Les effectifs, la composition sociale, l’organisation, les actions, la formation des adhérents, tout cela est passé en revue, dans son évolution contrastée entre la guerre et la chute. On y découvre une activité variée et « militante », on y comprend mieux ce qu’est alors « l’engagement ».
L’auteur n’esquive pas le poids des routines, les pesanteurs dues aux hiérarchies. Bien entendu, il replace son étude par rapport à l’existence des blocs, à la guerre froide, à la dépendance vis-à-vis de l’URSS, aux moments clés importants (rapport Khrouchtchev, printemps de Prague et intervention du pacte de Varsovie, etc.). Mais le lecteur s’étonnera peut-être de constater que, pour une large part, l’activité des communistes de RDA et de Tchécoslovaquie était semblable à celle des communistes de n’importe quel pays où le PC ne détient pas le pouvoir. Par exemple, pour tous ces partis, depuis 1924 et le IIIe Congrès de l’Internationale, l’espace politique par excellence est le lieu de travail (réalité malheureusement assez négligée aujourd’hui) : on lira à cet égard avec intérêt les pages 114 à 119, notamment sur les rôles respectifs de l’entreprise, du parti et du syndicat.
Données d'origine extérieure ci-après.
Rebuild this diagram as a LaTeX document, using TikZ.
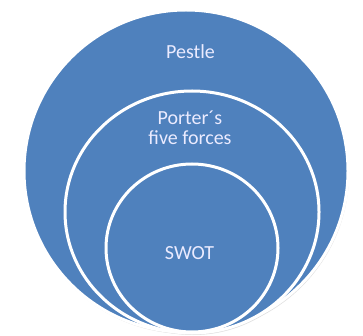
\documentclass[tikz,border=0pt]{standalone}
\usepackage{fontspec}
\setmainfont{Carlito}
\begin{document}
\begin{tikzpicture}[x=1pt,y=-1pt,
  ring/.style={fill=blobblue,draw=white,line width=3pt},
  shade/.style={fill=black!12,draw=none},
  lbl/.style={text=white!92!blue,font=\fontsize{20}{20}\selectfont,align=center,inner sep=0pt}]
\definecolor{blobblue}{HTML}{4F81BD}
\useasboundingbox (0,0) rectangle (363,336);
\fill[white] (0,0) rectangle (363,336);
% soft shadows
\fill[shade] (187,173) ellipse [x radius=162,y radius=161];
\fill[shade] (193,214) ellipse [x radius=127,y radius=121];
\fill[shade] (193,250) ellipse [x radius=86,y radius=84];
% rings
\path[ring] (186,171) ellipse [x radius=162,y radius=161];
\path[ring] (192,212) ellipse [x radius=127,y radius=121];
\path[ring] (192,248) ellipse [x radius=86,y radius=84];
\node[lbl] (pestle) at (190.5,52) {Pestle};
\node[lbl] (porter) at (190,128) {Porter´s\\five forces};
\node[lbl] (swot) at (189.5,253) {SWOT};
\end{tikzpicture}
\end{document}
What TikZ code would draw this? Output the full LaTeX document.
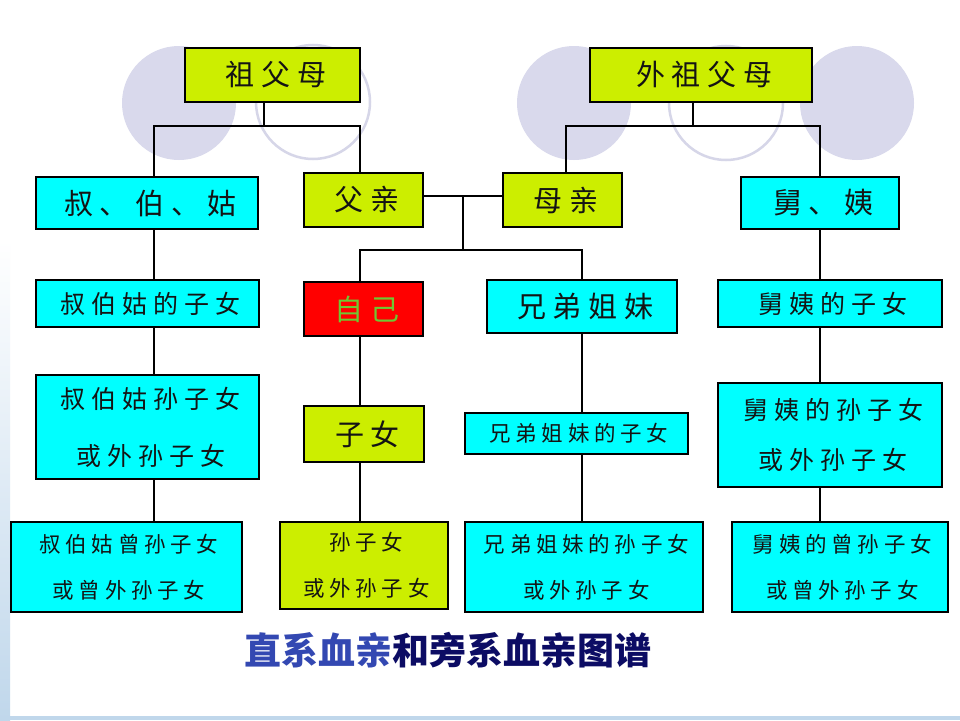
\documentclass[tikz,border=0pt]{standalone}
\usepackage{fontspec}
\setmainfont{Noto Sans CJK SC}
\usetikzlibrary{calc}
\definecolor{ygc}{RGB}{204,238,0}
\definecolor{cyc}{RGB}{0,255,255}
\definecolor{redc}{RGB}{255,0,0}
\definecolor{lav}{RGB}{217,217,236}
\definecolor{lavline}{RGB}{214,214,232}
\definecolor{tblue}{RGB}{51,72,178}
\definecolor{tnavy}{RGB}{12,12,100}
\definecolor{selfg}{RGB}{110,200,50}
\definecolor{edgeblue}{RGB}{192,215,235}
\definecolor{txt}{RGB}{20,20,20}
\def\lsv{.22}
\newcommand\E{\kern-\lsv em}
\begin{document}
\begin{tikzpicture}[x=1pt,y=-1pt,
  box/.style={draw=black,line width=1.4pt,inner sep=0pt,text=txt,align=center},
  ygbox/.style={box,fill=ygc},
  cybox/.style={box,fill=cyc},
  bigtxt/.style={font=\fontsize{29}{32}\selectfont\addfontfeature{LetterSpace=24}\def\lsv{.24}},
  medtxt/.style={font=\fontsize{25}{57}\selectfont\addfontfeature{LetterSpace=24}\def\lsv{.24}},
  medtxtb/.style={font=\fontsize{25}{50}\selectfont\addfontfeature{LetterSpace=24}\def\lsv{.24}},
  smalltxt/.style={font=\fontsize{21.5}{46}\selectfont\addfontfeature{LetterSpace=22}\def\lsv{.22}},
  conn/.style={draw=black,line width=1.4pt},
  disc/.style={fill=lav},
  ring/.style={draw=lavline,line width=2.5pt}]
\useasboundingbox (0,0) rectangle (960,720);
\fill[white] (0,0) rectangle (960,720);
\shade[top color=white,bottom color=edgeblue] (0,240) rectangle (10,720);
\fill[edgeblue] (0,716) rectangle (960,720);
% background circles
\fill[disc] (179,103) circle[radius=57];
\draw[ring] (313,102) circle[radius=57];
\fill[disc] (574,103) circle[radius=57];
\draw[ring] (726,103) circle[radius=57];
\fill[disc] (857,103) circle[radius=57];
% nodes
\node[ygbox,bigtxt,minimum width=175,minimum height=54] (gp) at (272.5,75) {祖父母\E};
\node[ygbox,bigtxt,minimum width=222,minimum height=54] (wgp) at (701,75) {外祖父母\E};
\node[cybox,bigtxt,minimum width=222,minimum height=52] (shu) at (147,203) {叔、伯、姑\E};
\node[ygbox,bigtxt,minimum width=119,minimum height=54] (fu) at (363.5,200) {父亲\E};
\node[ygbox,bigtxt,minimum width=119,minimum height=54] (mu) at (562.5,200) {母亲\E};
\node[cybox,bigtxt,minimum width=158,minimum height=52] (jiu) at (820,203) {舅、姨\E};
\node[cybox,medtxt,minimum width=223,minimum height=47] (shuzi) at (147.5,303.5) {叔伯姑的子女\E};
\node[box,fill=redc,bigtxt,text=selfg,minimum width=119,minimum height=54] (self) at (363.5,309) {自己\E};
\node[cybox,bigtxt,minimum width=190,minimum height=53] (xd) at (582,306.5) {兄弟姐妹\E};
\node[cybox,medtxt,minimum width=224,minimum height=47] (jz) at (830,303.5) {舅姨的子女\E};
\node[cybox,medtxt,minimum width=223,minimum height=104] (shusun) at (147.5,427) {叔伯姑孙子女\E\\或外孙子女\E};
\node[ygbox,bigtxt,minimum width=120,minimum height=56] (zinv) at (364,434) {子女\E};
\node[cybox,smalltxt,minimum width=223,minimum height=41] (xdz) at (576.5,433.5) {兄弟姐妹的子女\E};
\node[cybox,medtxtb,minimum width=224,minimum height=104] (js) at (830,435) {舅姨的孙子女\E\\或外孙子女\E};
\node[cybox,smalltxt,minimum width=231,minimum height=90] (shuceng) at (126.5,567) {叔伯姑曾孙子女\E\\或曾外孙子女\E};
\node[ygbox,smalltxt,minimum width=168,minimum height=87] (sun) at (364,565.5) {孙子女\E\\或外孙子女\E};
\node[cybox,smalltxt,minimum width=238,minimum height=90] (xds) at (584,567) {兄弟姐妹的孙子女\E\\或外孙子女\E};
\node[cybox,smalltxt,minimum width=216,minimum height=90] (jc) at (840,567) {舅姨的曾孙子女\E\\或曾外孙子女\E};
\node[inner sep=0pt,font=\fontsize{37}{40}\selectfont\bfseries] (title) at (447.5,650) {\textcolor{tblue}{直系血亲}\textcolor{tnavy}{和旁系血亲图谱}};
% connector columns
\coordinate (cL) at (154,0);
\coordinate (cM) at (360,0);
\coordinate (cB) at (582,0);
\coordinate (cR) at (820,0);
\coordinate (cMu) at (566,0);
\coordinate (gpj) at (264,126);
\coordinate (wgpj) at (693,126);
\coordinate (pj) at (463,196);
\coordinate (cj) at (463,250);
% connectors
\draw[conn] (gp.south -| gpj) -- (gpj);
\draw[conn] (shu.north -| cL) |- (gpj) -| (fu.north -| cM);
\draw[conn] (wgp.south -| wgpj) -- (wgpj);
\draw[conn] (mu.north -| cMu) |- (wgpj) -| (jiu.north -| cR);
\draw[conn] (fu.east |- pj) -- (mu.west |- pj);
\draw[conn] (pj) -- (cj);
\draw[conn] (self.north -| cM) |- (cj) -| (xd.north -| cB);
\draw[conn] (shu.south -| cL) -- (shuzi.north -| cL);
\draw[conn] (shuzi.south -| cL) -- (shusun.north -| cL);
\draw[conn] (shusun.south -| cL) -- (shuceng.north -| cL);
\draw[conn] (self.south -| cM) -- (zinv.north -| cM);
\draw[conn] (zinv.south -| cM) -- (sun.north -| cM);
\draw[conn] (xd.south -| cB) -- (xdz.north -| cB);
\draw[conn] (xdz.south -| cB) -- (xds.north -| cB);
\draw[conn] (jiu.south -| cR) -- (jz.north -| cR);
\draw[conn] (jz.south -| cR) -- (js.north -| cR);
\draw[conn] (js.south -| cR) -- (jc.north -| cR);
\end{tikzpicture}
\end{document}
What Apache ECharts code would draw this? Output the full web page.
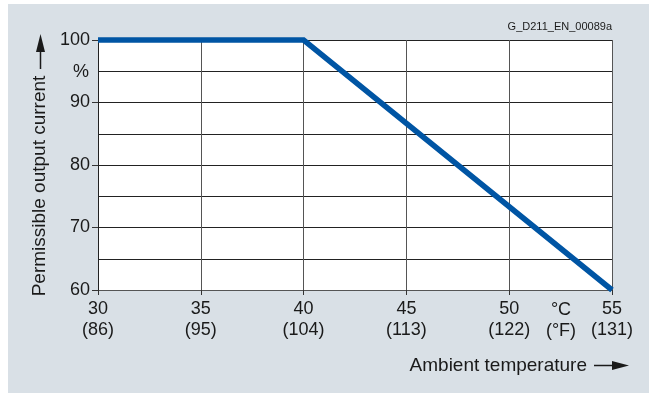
<!DOCTYPE html>
<html><head><meta charset="utf-8">
<script src="https://cdn.jsdelivr.net/npm/echarts@6/dist/echarts.min.js"></script>
<style>html,body{margin:0;padding:0;background:#fff}#c{width:649px;height:393px}</style>
</head><body><div id="c"></div>
<script>
const tempC = [30, 40, 55];
const current = [100, 100, 60];
const xTicksC = [30, 35, 40, 45, 50, 55];
const xTicksF = ['86', '95', '104', '113', '122', '131'];
const yTicks = [60, 70, 80, 90, 100];

const chart = echarts.init(document.getElementById('c'), null, {renderer: 'canvas'});
const txt = '#1a1a1a';
const font = 'Liberation Sans, Arial, sans-serif';
chart.setOption({
  animation: false,
  backgroundColor: '#fff',
  graphic: [
    {type: 'rect', z: -10, shape: {x: 8, y: 4, width: 641, height: 389}, style: {fill: '#d9e0e6'}},
    {type: 'rect', z: -5, shape: {x: 98, y: 40, width: 514, height: 250}, style: {fill: '#fff'}},
    {type: 'text', style: {text: 'G_D211_EN_00089a', x: 612, y: 27, align: 'right', verticalAlign: 'middle', font: '11px ' + font, fill: txt}},
    {type: 'text', style: {text: '%', x: 89, y: 72, align: 'right', verticalAlign: 'middle', font: '18px ' + font, fill: txt}},
    {type: 'text', style: {text: '°C', x: 561, y: 310, align: 'center', verticalAlign: 'middle', font: '18px ' + font, fill: txt}},
    {type: 'text', style: {text: '(°F)', x: 561, y: 331, align: 'center', verticalAlign: 'middle', font: '18px ' + font, fill: txt}},
    {type: 'text', style: {text: 'Ambient temperature', x: 587, y: 366, align: 'right', verticalAlign: 'middle', font: '19px ' + font, fill: txt}},
    {type: 'line', shape: {x1: 594, y1: 365.5, x2: 614, y2: 365.5}, style: {stroke: txt, lineWidth: 1.5}},
    {type: 'polygon', shape: {points: [[612, 361], [629, 365.5], [612, 370]]}, style: {fill: txt}},
    {type: 'text', rotation: Math.PI / 2, x: 40, y: 186, style: {text: 'Permissible output current', x: 0, y: 0, align: 'center', verticalAlign: 'middle', font: '19px ' + font, fill: txt}},
    {type: 'line', shape: {x1: 40.5, y1: 69, x2: 40.5, y2: 50}, style: {stroke: txt, lineWidth: 1.5}},
    {type: 'polygon', shape: {points: [[36, 52], [40.5, 34], [45, 52]]}, style: {fill: txt}}
  ],
  grid: {left: 98, top: 40, width: 514, height: 250, show: false},
  xAxis: {
    type: 'value', min: 30, max: 55, interval: 5,
    axisLine: {show: true, lineStyle: {color: '#555', width: 1}},
    axisTick: {show: true, inside: false, length: 5, lineStyle: {color: '#333'}},
    axisLabel: {color: txt, fontSize: 18, fontFamily: font, lineHeight: 21, margin: 9,
      formatter: v => { const i = xTicksC.indexOf(v); return i >= 0 ? v + '\n(' + xTicksF[i] + ')' : ''; }},
    splitLine: {show: true, lineStyle: {color: '#555', width: 1}}
  },
  yAxis: {
    type: 'value', min: 60, max: 100, interval: 10,
    axisLine: {show: true, lineStyle: {color: '#222', width: 1}},
    axisTick: {show: true, length: 6, lineStyle: {color: '#333'}},
    axisLabel: {color: txt, fontSize: 18, fontFamily: font, margin: 8,
      formatter: v => yTicks.indexOf(v) >= 0 ? String(v) : ''},
    splitLine: {show: true, lineStyle: {color: '#222', width: 1}},
    minorTick: {show: false, splitNumber: 2},
    minorSplitLine: {show: true, lineStyle: {color: '#222', width: 1}}
  },
  series: [{
    type: 'line', data: tempC.map((t, i) => [t, current[i]]), clip: false,
    symbol: 'none', lineStyle: {color: '#0055a4', width: 5.5, cap: 'butt', join: 'miter'}, z: 5
  }]
});
</script></body></html>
Ces deux pays ont des ressemblances, mais aussi des différences. En Tchécoslovaquie, il s’agit d’un État pleinement rétabli dans sa souveraineté ; en revanche, « dans la zone d’occupation soviétique, il n’y a pas d’État jusqu’à la fondation de la RDA en 1949 ». « Jusqu’aux années 1960, le PCT combine [...] une forte implantation avec un appareil peu développé et le SED, une implantation faible avec un appareil très puissant » ; « le SED continue, même dans les années 1980, à se distinguer du PCT en recrutant des membres plus jeunes, en leur imposant des exigences plus élevées ». Ce livre intéressant et original est à lire par les militants qui cherchent à sortir des sentiers battus.